Legendary New York rapper Rah Digga, who was there holding signs and snapping pictures, saw all of this as she pulled up on the scene.
“At a time when it wasn’t cool, you defied the odds, you led the resistance on the field and we are here for you in the middle of (New York),” she said into a camera about Kaepernick. “Trust me, your efforts are not going unnoticed.”
Before the rally ended, bystanders could see two trucks pull up across the street. Both carried LED plasma screens showing Kaepernick kneeling all season. Their message rang across New York in white font, bold and underlined: “We Support Kaepernick.”
As the crowd started to disperse, Livingston took stock of what had just happened. Before he was in a suit standing on a corner in Midtown, he was receiving death threats for organizing the event.
Two different people contacted him at different times of the day before the rally. One told him if he showed up on this corner “there will be a bullet for your head.” Another spewed racial epithets, saying “I kill n******” before hanging up.
"It don't phase me,” Livingston said. “Gotta move forward. I ain't afraid. Never ran, never will."
Clarke was walking away near Livingston, rushing to his 7 p.m. radio slot to tell New York about what just happened on this street corner.
“There should be more of this,” he said. “This is what America is based on: protest. It's the basic foundation of the country.”
By the time it started getting dark, Rev. Al Sharpton — a man Livingston knows and admires — commented on his Instagram under a photo of Kaepernick with a black power fist emoji, writing “love you.”
It’s hard to define what counts as success in this situation. All Livingston and so many others want is for Kaepernick to get signed, to remain a symbol of American protest and black life on football fields, and to share in the same spoils as other quarterbacks of his caliber.

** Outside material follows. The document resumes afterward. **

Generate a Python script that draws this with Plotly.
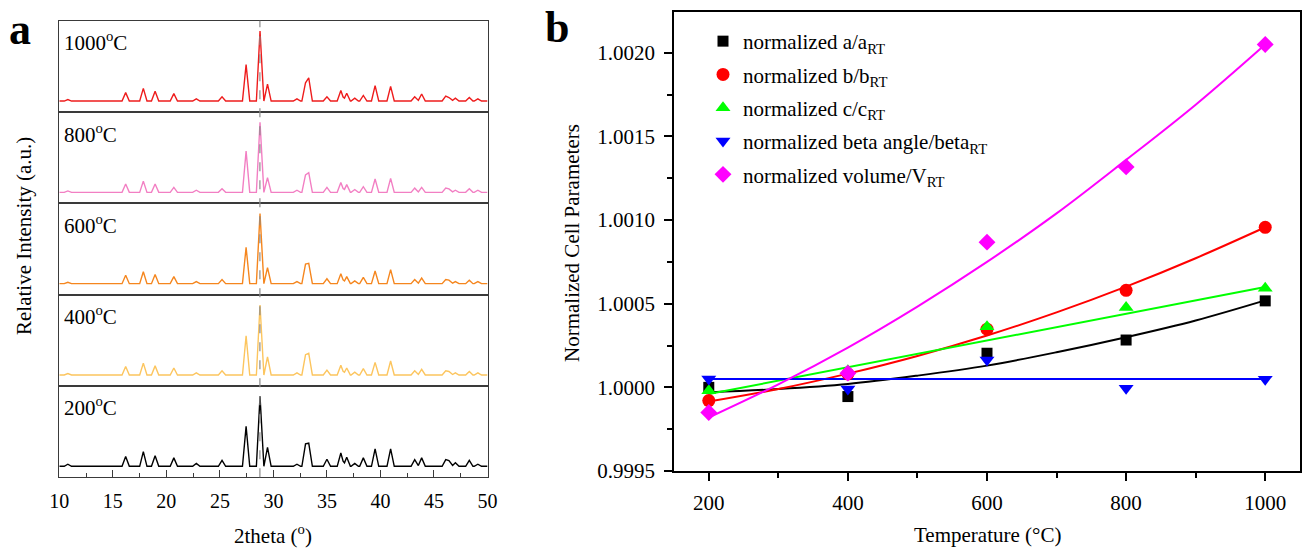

According to some members outside the NFL headquarters, some employees from the league came out and privately thanked the organizers for what they did. Livingston, however, by night’s end was grappling with what occurred. It rattled in his head that the turnout could have been bigger. He offered a justification.
"When you about change, people are going to stand up. I'm more encouraged than ever. I'd rather have a strong 20 than a weak 100,” he said, though nearly 100 people showed up on the block.
"I'm happy,” he said. “For real, man. To be honest, today, I was only expecting me."